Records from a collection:
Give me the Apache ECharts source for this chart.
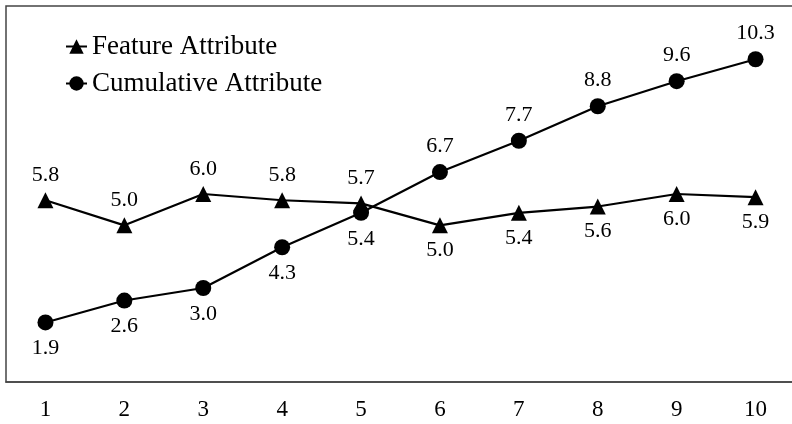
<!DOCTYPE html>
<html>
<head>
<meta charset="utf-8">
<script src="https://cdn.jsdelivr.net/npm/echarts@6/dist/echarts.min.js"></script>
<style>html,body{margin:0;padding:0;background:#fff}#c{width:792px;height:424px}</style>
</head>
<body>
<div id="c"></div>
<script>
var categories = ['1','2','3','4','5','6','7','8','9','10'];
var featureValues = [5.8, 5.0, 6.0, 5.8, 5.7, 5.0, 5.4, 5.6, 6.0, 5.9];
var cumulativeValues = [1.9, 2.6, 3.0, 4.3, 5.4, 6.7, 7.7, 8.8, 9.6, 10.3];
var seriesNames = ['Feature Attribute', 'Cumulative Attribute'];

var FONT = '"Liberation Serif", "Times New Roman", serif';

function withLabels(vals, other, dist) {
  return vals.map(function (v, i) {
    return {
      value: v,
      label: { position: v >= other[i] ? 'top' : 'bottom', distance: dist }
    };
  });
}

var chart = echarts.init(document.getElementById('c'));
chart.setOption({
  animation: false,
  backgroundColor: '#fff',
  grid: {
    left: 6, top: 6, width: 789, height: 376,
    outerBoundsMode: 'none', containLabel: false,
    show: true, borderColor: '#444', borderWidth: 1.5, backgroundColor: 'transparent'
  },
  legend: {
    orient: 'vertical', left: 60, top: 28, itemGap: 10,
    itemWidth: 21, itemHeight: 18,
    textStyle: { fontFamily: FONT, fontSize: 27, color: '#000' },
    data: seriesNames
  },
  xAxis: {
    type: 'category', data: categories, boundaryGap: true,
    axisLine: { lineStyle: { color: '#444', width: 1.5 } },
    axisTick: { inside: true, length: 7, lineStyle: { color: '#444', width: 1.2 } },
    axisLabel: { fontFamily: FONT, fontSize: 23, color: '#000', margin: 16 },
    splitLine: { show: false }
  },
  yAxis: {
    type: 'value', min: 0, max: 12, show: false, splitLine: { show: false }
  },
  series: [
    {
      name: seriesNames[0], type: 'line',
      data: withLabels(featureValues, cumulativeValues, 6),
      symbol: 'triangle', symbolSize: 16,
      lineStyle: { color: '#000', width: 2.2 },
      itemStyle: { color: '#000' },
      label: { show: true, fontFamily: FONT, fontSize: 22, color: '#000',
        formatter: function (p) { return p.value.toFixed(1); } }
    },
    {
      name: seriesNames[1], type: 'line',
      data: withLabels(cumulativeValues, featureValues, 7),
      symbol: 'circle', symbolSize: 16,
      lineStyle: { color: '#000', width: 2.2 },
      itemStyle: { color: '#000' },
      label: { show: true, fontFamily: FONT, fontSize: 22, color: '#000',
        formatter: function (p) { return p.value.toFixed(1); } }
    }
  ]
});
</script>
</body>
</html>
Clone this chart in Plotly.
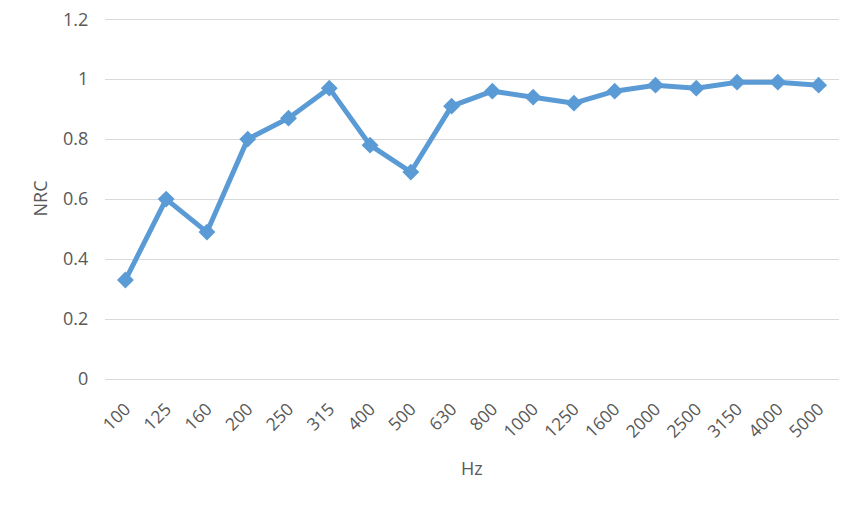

# WHAT YOU HAVE TO DO:
Report how many lines in the data contain the word "this", with no words besides the number.

# EXERCISE RESULT:
2